** START OF MATERIAL FOR THIS TASK **

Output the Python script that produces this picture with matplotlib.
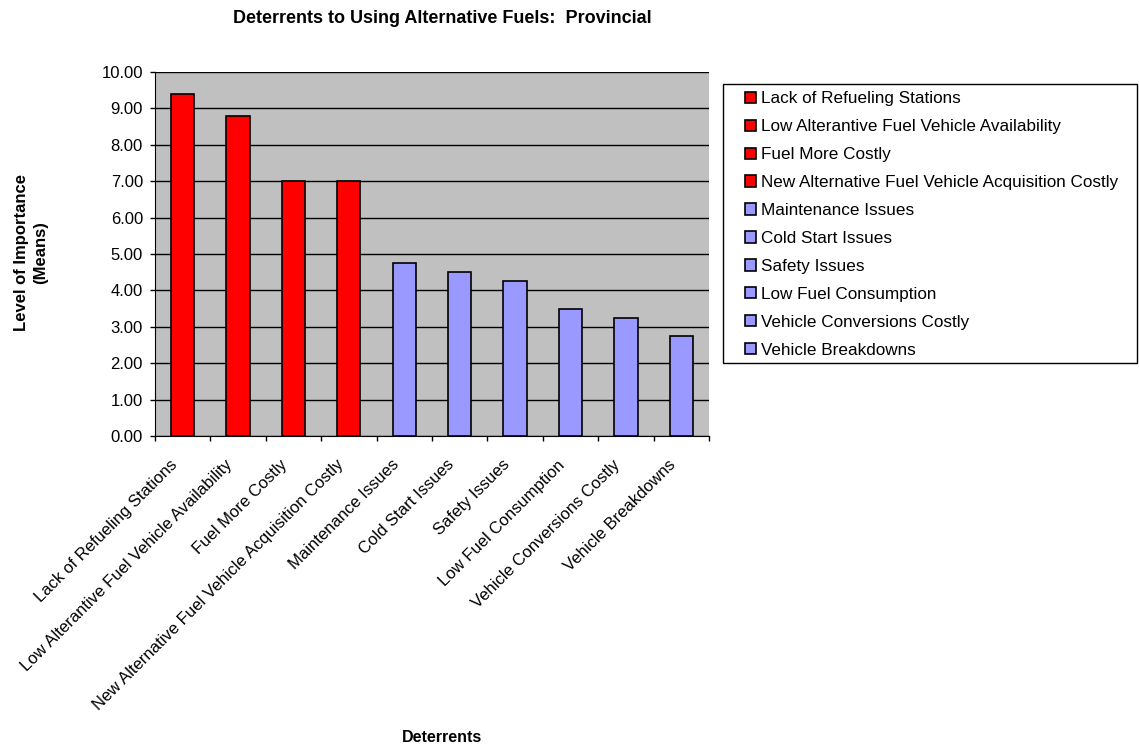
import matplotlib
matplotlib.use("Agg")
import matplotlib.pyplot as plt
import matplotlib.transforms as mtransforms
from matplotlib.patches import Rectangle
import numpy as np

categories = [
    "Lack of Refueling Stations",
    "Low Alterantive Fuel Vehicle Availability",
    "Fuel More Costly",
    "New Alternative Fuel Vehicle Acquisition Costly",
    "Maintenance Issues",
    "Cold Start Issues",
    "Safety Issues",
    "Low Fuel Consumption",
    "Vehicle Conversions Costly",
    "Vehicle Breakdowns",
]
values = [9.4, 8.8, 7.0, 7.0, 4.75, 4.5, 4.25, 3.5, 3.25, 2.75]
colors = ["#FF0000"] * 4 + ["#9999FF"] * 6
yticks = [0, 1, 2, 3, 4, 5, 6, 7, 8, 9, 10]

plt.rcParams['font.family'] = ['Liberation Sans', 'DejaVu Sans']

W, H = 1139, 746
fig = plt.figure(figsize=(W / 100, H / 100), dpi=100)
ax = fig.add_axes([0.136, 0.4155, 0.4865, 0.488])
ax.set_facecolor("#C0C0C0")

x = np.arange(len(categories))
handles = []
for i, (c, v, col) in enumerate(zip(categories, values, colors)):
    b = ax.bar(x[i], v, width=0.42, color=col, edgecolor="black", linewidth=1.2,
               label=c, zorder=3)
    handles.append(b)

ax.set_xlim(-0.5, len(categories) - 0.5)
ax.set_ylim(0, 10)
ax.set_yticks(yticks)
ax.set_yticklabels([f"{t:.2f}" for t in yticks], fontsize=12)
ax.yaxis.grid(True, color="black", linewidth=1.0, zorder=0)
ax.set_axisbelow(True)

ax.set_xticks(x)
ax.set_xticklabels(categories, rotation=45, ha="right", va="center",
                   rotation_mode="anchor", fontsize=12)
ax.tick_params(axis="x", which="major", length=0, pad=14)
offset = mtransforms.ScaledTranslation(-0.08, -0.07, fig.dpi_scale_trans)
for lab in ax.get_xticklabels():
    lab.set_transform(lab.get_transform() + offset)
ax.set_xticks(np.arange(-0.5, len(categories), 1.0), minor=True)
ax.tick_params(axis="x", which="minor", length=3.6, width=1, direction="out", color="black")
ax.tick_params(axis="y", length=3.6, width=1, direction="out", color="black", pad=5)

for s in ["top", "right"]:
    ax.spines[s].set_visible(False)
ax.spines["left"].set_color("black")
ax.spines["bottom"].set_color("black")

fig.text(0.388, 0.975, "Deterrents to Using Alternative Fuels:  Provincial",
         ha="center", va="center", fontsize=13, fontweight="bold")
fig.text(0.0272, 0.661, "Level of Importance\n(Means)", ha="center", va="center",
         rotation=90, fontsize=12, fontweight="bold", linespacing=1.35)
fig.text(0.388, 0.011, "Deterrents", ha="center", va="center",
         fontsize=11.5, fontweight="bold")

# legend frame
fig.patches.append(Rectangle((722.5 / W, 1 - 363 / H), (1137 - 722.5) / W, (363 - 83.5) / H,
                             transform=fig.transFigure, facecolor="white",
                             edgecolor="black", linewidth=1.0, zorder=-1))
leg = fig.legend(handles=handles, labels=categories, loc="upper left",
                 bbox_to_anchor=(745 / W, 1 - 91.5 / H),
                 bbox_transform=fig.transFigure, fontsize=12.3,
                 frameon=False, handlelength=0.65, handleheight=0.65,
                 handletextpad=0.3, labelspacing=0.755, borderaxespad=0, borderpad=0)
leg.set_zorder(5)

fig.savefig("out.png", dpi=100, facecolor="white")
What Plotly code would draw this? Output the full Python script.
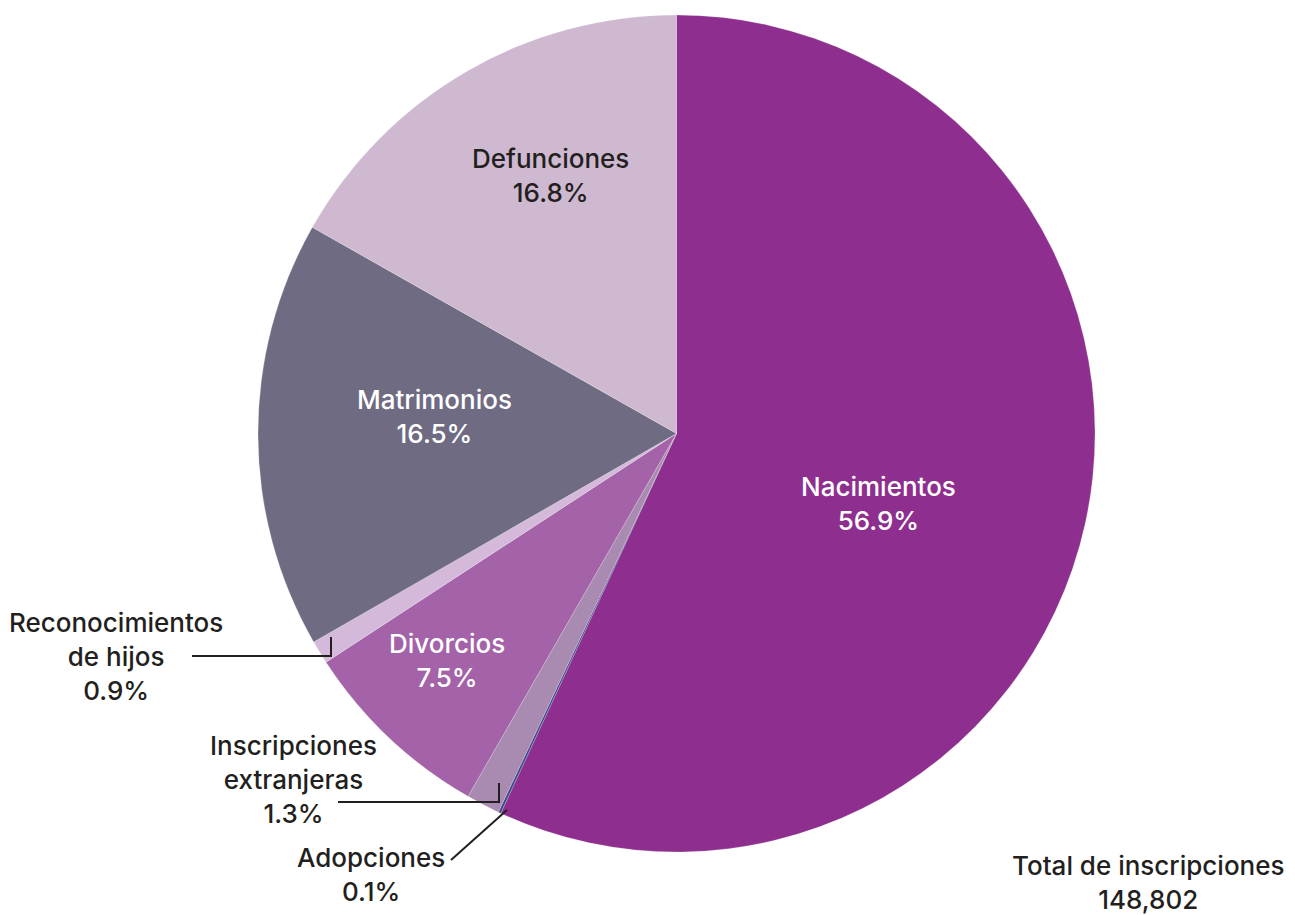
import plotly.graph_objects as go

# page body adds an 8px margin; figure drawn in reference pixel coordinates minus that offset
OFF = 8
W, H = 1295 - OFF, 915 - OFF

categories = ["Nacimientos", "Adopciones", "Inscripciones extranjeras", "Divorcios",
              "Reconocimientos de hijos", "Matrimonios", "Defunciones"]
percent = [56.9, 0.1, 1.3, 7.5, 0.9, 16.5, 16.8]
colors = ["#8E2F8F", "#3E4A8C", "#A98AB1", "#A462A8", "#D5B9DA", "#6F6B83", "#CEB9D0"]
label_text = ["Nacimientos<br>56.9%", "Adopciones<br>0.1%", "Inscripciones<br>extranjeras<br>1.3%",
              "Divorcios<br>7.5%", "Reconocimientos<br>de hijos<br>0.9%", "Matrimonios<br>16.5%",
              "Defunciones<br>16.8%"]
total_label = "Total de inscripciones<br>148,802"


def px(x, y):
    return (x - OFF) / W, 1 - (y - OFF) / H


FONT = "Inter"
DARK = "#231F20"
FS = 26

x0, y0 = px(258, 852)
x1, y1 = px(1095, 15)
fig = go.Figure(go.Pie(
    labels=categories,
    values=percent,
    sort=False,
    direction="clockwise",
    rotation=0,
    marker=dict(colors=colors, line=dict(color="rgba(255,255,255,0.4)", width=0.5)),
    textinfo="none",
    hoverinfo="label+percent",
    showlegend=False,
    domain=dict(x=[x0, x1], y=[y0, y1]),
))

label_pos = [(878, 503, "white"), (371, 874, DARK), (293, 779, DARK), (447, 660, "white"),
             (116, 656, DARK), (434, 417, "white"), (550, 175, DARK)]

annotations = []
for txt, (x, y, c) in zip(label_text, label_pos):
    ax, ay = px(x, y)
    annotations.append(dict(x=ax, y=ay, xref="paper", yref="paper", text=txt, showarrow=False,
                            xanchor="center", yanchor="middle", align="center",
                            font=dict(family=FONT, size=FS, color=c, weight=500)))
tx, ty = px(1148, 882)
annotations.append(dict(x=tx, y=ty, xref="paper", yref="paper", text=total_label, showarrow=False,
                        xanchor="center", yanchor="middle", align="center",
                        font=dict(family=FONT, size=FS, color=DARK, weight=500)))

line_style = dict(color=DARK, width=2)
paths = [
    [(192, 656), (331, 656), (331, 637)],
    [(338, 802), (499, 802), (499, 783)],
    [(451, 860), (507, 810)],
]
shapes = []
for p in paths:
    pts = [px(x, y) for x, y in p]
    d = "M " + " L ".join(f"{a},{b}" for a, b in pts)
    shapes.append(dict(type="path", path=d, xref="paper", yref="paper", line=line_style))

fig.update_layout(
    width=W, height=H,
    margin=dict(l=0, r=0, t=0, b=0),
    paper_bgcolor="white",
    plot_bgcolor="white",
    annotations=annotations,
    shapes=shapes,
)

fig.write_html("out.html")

** END OF MATERIAL FOR THIS TASK **

Above are records to transcribe exactly; leave their pictures out.

Output the Python script that produces this picture with matplotlib.
import matplotlib
matplotlib.use("Agg")
import matplotlib.pyplot as plt
import matplotlib.transforms as mtransforms
from matplotlib.patches import Rectangle
import numpy as np

categories = [
    "Lack of Refueling Stations",
    "Low Alterantive Fuel Vehicle Availability",
    "Fuel More Costly",
    "New Alternative Fuel Vehicle Acquisition Costly",
    "Maintenance Issues",
    "Cold Start Issues",
    "Safety Issues",
    "Low Fuel Consumption",
    "Vehicle Conversions Costly",
    "Vehicle Breakdowns",
]
values = [9.4, 8.8, 7.0, 7.0, 4.75, 4.5, 4.25, 3.5, 3.25, 2.75]
colors = ["#FF0000"] * 4 + ["#9999FF"] * 6
yticks = [0, 1, 2, 3, 4, 5, 6, 7, 8, 9, 10]

plt.rcParams['font.family'] = ['Liberation Sans', 'DejaVu Sans']

W, H = 1139, 746
fig = plt.figure(figsize=(W / 100, H / 100), dpi=100)
ax = fig.add_axes([0.136, 0.4155, 0.4865, 0.488])
ax.set_facecolor("#C0C0C0")

x = np.arange(len(categories))
handles = []
for i, (c, v, col) in enumerate(zip(categories, values, colors)):
    b = ax.bar(x[i], v, width=0.42, color=col, edgecolor="black", linewidth=1.2,
               label=c, zorder=3)
    handles.append(b)

ax.set_xlim(-0.5, len(categories) - 0.5)
ax.set_ylim(0, 10)
ax.set_yticks(yticks)
ax.set_yticklabels([f"{t:.2f}" for t in yticks], fontsize=12)
ax.yaxis.grid(True, color="black", linewidth=1.0, zorder=0)
ax.set_axisbelow(True)

ax.set_xticks(x)
ax.set_xticklabels(categories, rotation=45, ha="right", va="center",
                   rotation_mode="anchor", fontsize=12)
ax.tick_params(axis="x", which="major", length=0, pad=14)
offset = mtransforms.ScaledTranslation(-0.08, -0.07, fig.dpi_scale_trans)
for lab in ax.get_xticklabels():
    lab.set_transform(lab.get_transform() + offset)
ax.set_xticks(np.arange(-0.5, len(categories), 1.0), minor=True)
ax.tick_params(axis="x", which="minor", length=3.6, width=1, direction="out", color="black")
ax.tick_params(axis="y", length=3.6, width=1, direction="out", color="black", pad=5)

for s in ["top", "right"]:
    ax.spines[s].set_visible(False)
ax.spines["left"].set_color("black")
ax.spines["bottom"].set_color("black")

fig.text(0.388, 0.975, "Deterrents to Using Alternative Fuels:  Provincial",
         ha="center", va="center", fontsize=13, fontweight="bold")
fig.text(0.0272, 0.661, "Level of Importance\n(Means)", ha="center", va="center",
         rotation=90, fontsize=12, fontweight="bold", linespacing=1.35)
fig.text(0.388, 0.011, "Deterrents", ha="center", va="center",
         fontsize=11.5, fontweight="bold")

# legend frame
fig.patches.append(Rectangle((722.5 / W, 1 - 363 / H), (1137 - 722.5) / W, (363 - 83.5) / H,
                             transform=fig.transFigure, facecolor="white",
                             edgecolor="black", linewidth=1.0, zorder=-1))
leg = fig.legend(handles=handles, labels=categories, loc="upper left",
                 bbox_to_anchor=(745 / W, 1 - 91.5 / H),
                 bbox_transform=fig.transFigure, fontsize=12.3,
                 frameon=False, handlelength=0.65, handleheight=0.65,
                 handletextpad=0.3, labelspacing=0.755, borderaxespad=0, borderpad=0)
leg.set_zorder(5)

fig.savefig("out.png", dpi=100, facecolor="white")
What Plotly code would draw this? Output the full Python script.
import plotly.graph_objects as go

# page body adds an 8px margin; figure drawn in reference pixel coordinates minus that offset
OFF = 8
W, H = 1295 - OFF, 915 - OFF

categories = ["Nacimientos", "Adopciones", "Inscripciones extranjeras", "Divorcios",
              "Reconocimientos de hijos", "Matrimonios", "Defunciones"]
percent = [56.9, 0.1, 1.3, 7.5, 0.9, 16.5, 16.8]
colors = ["#8E2F8F", "#3E4A8C", "#A98AB1", "#A462A8", "#D5B9DA", "#6F6B83", "#CEB9D0"]
label_text = ["Nacimientos<br>56.9%", "Adopciones<br>0.1%", "Inscripciones<br>extranjeras<br>1.3%",
              "Divorcios<br>7.5%", "Reconocimientos<br>de hijos<br>0.9%", "Matrimonios<br>16.5%",
              "Defunciones<br>16.8%"]
total_label = "Total de inscripciones<br>148,802"


def px(x, y):
    return (x - OFF) / W, 1 - (y - OFF) / H


FONT = "Inter"
DARK = "#231F20"
FS = 26

x0, y0 = px(258, 852)
x1, y1 = px(1095, 15)
fig = go.Figure(go.Pie(
    labels=categories,
    values=percent,
    sort=False,
    direction="clockwise",
    rotation=0,
    marker=dict(colors=colors, line=dict(color="rgba(255,255,255,0.4)", width=0.5)),
    textinfo="none",
    hoverinfo="label+percent",
    showlegend=False,
    domain=dict(x=[x0, x1], y=[y0, y1]),
))

label_pos = [(878, 503, "white"), (371, 874, DARK), (293, 779, DARK), (447, 660, "white"),
             (116, 656, DARK), (434, 417, "white"), (550, 175, DARK)]

annotations = []
for txt, (x, y, c) in zip(label_text, label_pos):
    ax, ay = px(x, y)
    annotations.append(dict(x=ax, y=ay, xref="paper", yref="paper", text=txt, showarrow=False,
                            xanchor="center", yanchor="middle", align="center",
                            font=dict(family=FONT, size=FS, color=c, weight=500)))
tx, ty = px(1148, 882)
annotations.append(dict(x=tx, y=ty, xref="paper", yref="paper", text=total_label, showarrow=False,
                        xanchor="center", yanchor="middle", align="center",
                        font=dict(family=FONT, size=FS, color=DARK, weight=500)))

line_style = dict(color=DARK, width=2)
paths = [
    [(192, 656), (331, 656), (331, 637)],
    [(338, 802), (499, 802), (499, 783)],
    [(451, 860), (507, 810)],
]
shapes = []
for p in paths:
    pts = [px(x, y) for x, y in p]
    d = "M " + " L ".join(f"{a},{b}" for a, b in pts)
    shapes.append(dict(type="path", path=d, xref="paper", yref="paper", line=line_style))

fig.update_layout(
    width=W, height=H,
    margin=dict(l=0, r=0, t=0, b=0),
    paper_bgcolor="white",
    plot_bgcolor="white",
    annotations=annotations,
    shapes=shapes,
)

fig.write_html("out.html")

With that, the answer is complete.